In the Times, Pear pointed out that the new disclosure requirements are already overdue. CMS was “supposed to establish payment-reporting procedures by Oct. 1, 2011,” but it didn’t get the proposed regulations into the Federal Register until mid December. Because of the late entry, companies didn’t have to begin collecting payment data on January 1 as they were originally supposed to. Nonetheless, CMS hopes to finalize to the rule in time for companies to begin reporting payments by the March 31, 2013, as originally required. If all goes well—and there’s no guarantee that it will—CMS will start posting the data online by September 30, 2013.

It's very hard for me to criticize this otherwise fine article because it will smack of self-conceit. But I feel compelled to say that my role in Dollars for Docs should have been mentioned.
Not my name, necessarily, but more of the details. Because it was never as simple as just scraping together and compiling various documents and websites to make a database. To me, that wasn't even the most compelling part of the project. With the payments data in hand, Charlie and Tracy had the brilliant idea to cross-reference it with the various state medical board and medical school sites to find matches.

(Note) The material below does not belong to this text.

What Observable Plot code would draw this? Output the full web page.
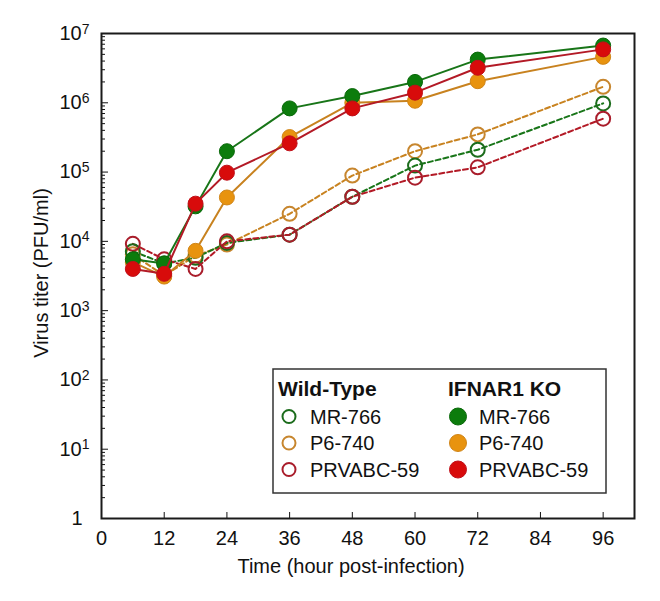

The important context behind all this is that we don't have the prescription data that would allow us to determine if compensation has any correlation/causation to prescribing practices. So the best we could do was use another public source of data to point out that the companies' claims that their financial relationships are reserved only for the most upstanding of doctors doesn't stand up to muster.
This is an angle that will not be automatically available or evident if and when the government publishes its official database. Because of the need to balance granularity of data with making a user-friendly interface, whatever the government creates will obscure some part of the larger picture. Even when given big data, journalists must continue to be vigilant and resourceful in analyzing it and systematically connecting the dots with out disparate data sources.
#1 Posted by Dan Nguyen, CJR on Fri 20 Jan 2012 at 01:12 PM
Thanks for the thoughtful comment about the complexity involved in making good use of Dollar for Docs, Dan. I've amended the column to mention your role in creating the database; apologies for the oversight.
#2 Posted by Curtis Brainard, CJR on Fri 20 Jan 2012 at 01:27 PM
Do you know if this disclosure rule will also include physicians who act as advisers in formulating treatment guidelines?
#3 Posted by Kat, CJR on Mon 23 Jan 2012 at 12:56 PM
Mr. Brainard,
You, or maybe the brave NY Times journalists, should have really investigated a little more. My father, now deceased, was a physician, and was regularly visited by 'detail men' -- drug company reps -- who would give him samples of their latest products and information on new products, along with promotional nick-nacks -- opens, note pads, etc.
My father always enjoyed their visits as a half-hour break from patients, and opportunity to get boxes of free sample sized products (which he could then pass on to his mostly poor patients).
Nowadays, drug reps aren't called detail men, but they commonly come and make appointments with the secretaries to take the doctor to lunch (the doctor has to eat sometime, after all) at which the same old functions are performed -- doctor gets new info, free samples to give away to patients, and promotional nick-nacks.
None of this is nefarious at all. Does it influence the doctors choice of drugs? Probably, that's what advertising is designed to do, influence us (the consumers) to use one laundry soap over another -- neither of which is superior to the other, in most cases.
Does it cause doctors to use dangerous, untested drugs in untested ways? For the vast majority of doctors, I very much doubt it. And I don't think there is real evidence to the contrary. Certainly none is presented here.